**REQUIRED WORK:**
What is to be transcribed is the run of lines opening with the one that has "Output the Python" and closing with the one that has "return (x - OFF - L) / pw", and only that run, exactly.

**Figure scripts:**
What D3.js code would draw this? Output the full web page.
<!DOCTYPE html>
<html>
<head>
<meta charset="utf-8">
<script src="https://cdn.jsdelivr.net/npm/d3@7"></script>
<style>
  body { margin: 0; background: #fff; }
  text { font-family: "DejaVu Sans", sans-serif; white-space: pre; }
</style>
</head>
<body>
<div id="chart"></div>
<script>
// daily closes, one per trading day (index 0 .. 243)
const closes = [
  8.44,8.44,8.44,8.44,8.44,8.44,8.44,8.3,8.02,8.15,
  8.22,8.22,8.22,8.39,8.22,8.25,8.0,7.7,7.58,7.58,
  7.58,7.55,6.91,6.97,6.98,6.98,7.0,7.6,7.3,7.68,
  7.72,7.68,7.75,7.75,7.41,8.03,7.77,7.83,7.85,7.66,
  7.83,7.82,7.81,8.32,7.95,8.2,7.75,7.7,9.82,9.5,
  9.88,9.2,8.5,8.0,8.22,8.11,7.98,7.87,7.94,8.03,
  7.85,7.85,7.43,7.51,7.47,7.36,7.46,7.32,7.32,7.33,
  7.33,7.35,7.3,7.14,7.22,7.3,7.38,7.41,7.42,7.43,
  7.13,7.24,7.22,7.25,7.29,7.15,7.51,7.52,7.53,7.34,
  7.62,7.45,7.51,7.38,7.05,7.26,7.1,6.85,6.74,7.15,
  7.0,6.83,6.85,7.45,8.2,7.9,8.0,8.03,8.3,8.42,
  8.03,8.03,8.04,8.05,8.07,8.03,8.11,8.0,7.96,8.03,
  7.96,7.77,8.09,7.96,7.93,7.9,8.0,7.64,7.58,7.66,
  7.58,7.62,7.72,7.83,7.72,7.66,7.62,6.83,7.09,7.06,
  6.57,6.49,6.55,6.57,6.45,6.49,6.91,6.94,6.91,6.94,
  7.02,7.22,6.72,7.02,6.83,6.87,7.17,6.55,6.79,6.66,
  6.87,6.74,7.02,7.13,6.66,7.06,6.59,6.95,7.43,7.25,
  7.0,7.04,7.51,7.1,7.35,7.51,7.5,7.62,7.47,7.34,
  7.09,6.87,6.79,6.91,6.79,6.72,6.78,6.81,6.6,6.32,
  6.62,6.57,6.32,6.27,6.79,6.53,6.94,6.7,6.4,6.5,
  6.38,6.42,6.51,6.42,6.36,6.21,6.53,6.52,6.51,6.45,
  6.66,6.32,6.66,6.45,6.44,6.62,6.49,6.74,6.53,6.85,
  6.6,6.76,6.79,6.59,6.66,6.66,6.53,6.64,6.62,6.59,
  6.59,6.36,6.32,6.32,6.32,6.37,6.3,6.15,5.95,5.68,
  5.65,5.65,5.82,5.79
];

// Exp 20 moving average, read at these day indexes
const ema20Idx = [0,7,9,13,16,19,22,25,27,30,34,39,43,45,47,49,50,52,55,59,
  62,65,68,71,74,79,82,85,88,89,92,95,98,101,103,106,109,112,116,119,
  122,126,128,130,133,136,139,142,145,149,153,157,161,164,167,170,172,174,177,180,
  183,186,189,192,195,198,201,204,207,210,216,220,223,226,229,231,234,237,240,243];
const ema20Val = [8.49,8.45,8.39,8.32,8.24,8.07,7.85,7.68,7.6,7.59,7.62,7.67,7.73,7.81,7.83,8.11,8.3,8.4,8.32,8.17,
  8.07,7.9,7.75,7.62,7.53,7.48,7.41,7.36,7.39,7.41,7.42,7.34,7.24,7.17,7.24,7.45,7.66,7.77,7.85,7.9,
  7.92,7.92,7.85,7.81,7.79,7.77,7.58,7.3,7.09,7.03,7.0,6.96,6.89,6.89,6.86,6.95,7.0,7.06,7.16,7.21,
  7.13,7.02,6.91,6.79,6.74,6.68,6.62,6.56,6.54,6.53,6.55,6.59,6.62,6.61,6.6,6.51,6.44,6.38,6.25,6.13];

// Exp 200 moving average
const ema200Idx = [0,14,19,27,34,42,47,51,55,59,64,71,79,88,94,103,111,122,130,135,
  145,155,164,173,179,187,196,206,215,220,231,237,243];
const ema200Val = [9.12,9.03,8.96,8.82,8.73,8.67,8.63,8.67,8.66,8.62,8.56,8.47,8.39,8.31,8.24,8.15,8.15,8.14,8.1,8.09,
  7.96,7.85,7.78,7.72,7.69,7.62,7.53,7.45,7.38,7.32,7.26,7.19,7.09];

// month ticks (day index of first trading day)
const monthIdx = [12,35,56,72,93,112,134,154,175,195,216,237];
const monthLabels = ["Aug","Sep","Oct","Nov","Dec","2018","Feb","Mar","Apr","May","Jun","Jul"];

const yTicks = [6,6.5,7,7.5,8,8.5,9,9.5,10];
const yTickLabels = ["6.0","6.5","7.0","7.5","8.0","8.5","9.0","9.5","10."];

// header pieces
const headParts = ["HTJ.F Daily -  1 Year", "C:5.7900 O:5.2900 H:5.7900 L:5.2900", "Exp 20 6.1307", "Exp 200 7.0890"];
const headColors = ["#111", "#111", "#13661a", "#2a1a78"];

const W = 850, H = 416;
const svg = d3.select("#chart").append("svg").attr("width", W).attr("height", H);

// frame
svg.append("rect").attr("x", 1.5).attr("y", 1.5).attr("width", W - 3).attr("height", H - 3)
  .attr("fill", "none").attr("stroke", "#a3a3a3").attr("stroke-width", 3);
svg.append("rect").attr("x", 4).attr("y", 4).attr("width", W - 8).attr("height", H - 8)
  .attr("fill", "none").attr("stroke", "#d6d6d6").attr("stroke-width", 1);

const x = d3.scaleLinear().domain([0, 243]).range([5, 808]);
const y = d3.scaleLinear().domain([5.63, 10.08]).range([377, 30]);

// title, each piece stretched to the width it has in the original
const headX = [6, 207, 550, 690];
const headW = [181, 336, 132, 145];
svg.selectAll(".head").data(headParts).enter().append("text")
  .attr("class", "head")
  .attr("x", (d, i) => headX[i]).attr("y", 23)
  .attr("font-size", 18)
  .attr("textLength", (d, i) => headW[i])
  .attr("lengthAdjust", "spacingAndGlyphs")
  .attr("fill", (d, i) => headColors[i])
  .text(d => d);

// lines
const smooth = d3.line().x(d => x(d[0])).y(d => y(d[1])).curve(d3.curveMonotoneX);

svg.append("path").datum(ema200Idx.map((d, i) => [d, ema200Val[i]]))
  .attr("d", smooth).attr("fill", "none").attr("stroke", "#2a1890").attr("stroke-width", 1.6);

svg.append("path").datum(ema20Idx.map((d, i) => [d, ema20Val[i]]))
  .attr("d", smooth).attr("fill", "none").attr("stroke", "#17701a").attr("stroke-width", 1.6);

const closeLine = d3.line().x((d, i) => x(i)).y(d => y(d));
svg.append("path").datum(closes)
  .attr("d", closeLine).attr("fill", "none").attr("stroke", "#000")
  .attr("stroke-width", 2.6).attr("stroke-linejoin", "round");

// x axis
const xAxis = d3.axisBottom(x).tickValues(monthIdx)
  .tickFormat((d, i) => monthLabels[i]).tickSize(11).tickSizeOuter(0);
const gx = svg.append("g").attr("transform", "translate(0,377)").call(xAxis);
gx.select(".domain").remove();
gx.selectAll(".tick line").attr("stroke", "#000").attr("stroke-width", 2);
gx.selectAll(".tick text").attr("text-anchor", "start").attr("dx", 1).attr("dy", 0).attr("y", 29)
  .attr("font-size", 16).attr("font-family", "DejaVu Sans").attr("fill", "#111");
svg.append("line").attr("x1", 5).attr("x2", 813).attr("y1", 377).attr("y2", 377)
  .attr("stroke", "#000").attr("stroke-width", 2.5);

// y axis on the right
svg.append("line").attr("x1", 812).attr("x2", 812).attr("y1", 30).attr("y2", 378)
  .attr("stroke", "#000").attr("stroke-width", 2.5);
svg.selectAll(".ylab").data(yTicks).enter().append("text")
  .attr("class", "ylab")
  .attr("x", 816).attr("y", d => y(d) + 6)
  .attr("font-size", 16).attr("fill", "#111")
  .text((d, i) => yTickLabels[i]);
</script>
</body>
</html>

--

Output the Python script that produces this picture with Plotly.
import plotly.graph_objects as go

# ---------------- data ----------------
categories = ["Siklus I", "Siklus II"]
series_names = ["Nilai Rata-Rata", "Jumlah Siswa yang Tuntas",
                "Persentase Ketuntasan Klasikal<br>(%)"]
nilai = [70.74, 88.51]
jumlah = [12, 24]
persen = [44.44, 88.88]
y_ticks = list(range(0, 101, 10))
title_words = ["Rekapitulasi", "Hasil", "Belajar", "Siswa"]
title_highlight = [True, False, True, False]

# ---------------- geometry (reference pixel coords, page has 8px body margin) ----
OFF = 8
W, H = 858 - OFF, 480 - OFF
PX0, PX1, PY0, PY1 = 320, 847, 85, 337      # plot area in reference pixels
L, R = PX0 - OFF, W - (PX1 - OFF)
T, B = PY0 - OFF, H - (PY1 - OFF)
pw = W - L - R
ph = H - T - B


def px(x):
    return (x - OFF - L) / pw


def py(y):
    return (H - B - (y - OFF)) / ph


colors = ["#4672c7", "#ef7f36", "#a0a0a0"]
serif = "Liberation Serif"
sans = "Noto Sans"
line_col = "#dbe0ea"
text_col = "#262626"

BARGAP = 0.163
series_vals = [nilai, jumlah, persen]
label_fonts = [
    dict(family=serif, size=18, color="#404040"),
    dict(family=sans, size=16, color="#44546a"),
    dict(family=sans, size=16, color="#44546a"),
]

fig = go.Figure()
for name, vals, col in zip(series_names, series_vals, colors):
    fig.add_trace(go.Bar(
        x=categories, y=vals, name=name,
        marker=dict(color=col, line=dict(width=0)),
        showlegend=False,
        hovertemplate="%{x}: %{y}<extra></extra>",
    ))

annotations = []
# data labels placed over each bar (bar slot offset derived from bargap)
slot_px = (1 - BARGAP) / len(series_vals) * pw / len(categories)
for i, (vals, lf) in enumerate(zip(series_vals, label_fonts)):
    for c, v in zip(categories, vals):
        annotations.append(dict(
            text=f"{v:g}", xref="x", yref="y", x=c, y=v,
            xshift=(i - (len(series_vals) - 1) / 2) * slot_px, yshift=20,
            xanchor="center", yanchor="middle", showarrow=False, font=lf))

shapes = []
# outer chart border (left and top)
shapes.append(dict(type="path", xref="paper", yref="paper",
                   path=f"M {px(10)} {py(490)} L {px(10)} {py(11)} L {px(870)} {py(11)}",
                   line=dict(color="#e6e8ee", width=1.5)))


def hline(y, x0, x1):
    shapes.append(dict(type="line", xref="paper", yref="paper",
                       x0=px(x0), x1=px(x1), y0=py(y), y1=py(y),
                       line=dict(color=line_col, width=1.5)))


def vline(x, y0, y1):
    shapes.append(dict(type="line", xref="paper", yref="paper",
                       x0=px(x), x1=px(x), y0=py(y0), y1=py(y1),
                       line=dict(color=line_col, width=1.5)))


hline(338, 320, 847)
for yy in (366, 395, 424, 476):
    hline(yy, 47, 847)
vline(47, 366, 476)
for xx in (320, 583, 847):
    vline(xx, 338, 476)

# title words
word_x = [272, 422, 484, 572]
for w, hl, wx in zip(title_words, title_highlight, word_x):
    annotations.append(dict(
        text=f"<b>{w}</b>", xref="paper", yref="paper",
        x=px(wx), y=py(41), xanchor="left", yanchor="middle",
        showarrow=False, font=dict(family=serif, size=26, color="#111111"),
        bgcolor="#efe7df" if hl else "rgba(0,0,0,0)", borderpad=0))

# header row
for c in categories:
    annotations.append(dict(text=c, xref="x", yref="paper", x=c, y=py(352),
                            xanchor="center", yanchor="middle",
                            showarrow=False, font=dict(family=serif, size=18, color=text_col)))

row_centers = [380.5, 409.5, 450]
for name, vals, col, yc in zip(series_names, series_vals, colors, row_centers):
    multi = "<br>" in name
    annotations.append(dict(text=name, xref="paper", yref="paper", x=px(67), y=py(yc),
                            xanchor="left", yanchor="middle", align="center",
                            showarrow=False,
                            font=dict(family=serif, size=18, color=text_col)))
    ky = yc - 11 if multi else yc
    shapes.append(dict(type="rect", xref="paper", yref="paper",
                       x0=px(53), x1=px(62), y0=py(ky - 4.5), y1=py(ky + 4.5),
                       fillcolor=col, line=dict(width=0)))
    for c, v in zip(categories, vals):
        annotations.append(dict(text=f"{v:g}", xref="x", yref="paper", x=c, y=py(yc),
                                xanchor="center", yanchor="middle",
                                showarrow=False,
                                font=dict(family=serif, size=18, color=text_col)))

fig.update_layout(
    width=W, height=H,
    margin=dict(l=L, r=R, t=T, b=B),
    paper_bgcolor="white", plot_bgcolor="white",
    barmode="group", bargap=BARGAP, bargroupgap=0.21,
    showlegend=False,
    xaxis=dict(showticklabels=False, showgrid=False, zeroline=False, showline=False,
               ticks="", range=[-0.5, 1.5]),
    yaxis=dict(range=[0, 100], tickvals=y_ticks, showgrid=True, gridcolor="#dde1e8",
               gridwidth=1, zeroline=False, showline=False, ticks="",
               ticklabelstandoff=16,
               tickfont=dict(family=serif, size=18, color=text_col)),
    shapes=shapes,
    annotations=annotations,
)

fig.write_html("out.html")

**SOLUTION:**
Output the Python script that produces this picture with Plotly.
import plotly.graph_objects as go

# ---------------- data ----------------
categories = ["Siklus I", "Siklus II"]
series_names = ["Nilai Rata-Rata", "Jumlah Siswa yang Tuntas",
                "Persentase Ketuntasan Klasikal<br>(%)"]
nilai = [70.74, 88.51]
jumlah = [12, 24]
persen = [44.44, 88.88]
y_ticks = list(range(0, 101, 10))
title_words = ["Rekapitulasi", "Hasil", "Belajar", "Siswa"]
title_highlight = [True, False, True, False]

# ---------------- geometry (reference pixel coords, page has 8px body margin) ----
OFF = 8
W, H = 858 - OFF, 480 - OFF
PX0, PX1, PY0, PY1 = 320, 847, 85, 337      # plot area in reference pixels
L, R = PX0 - OFF, W - (PX1 - OFF)
T, B = PY0 - OFF, H - (PY1 - OFF)
pw = W - L - R
ph = H - T - B


def px(x):
    return (x - OFF - L) / pw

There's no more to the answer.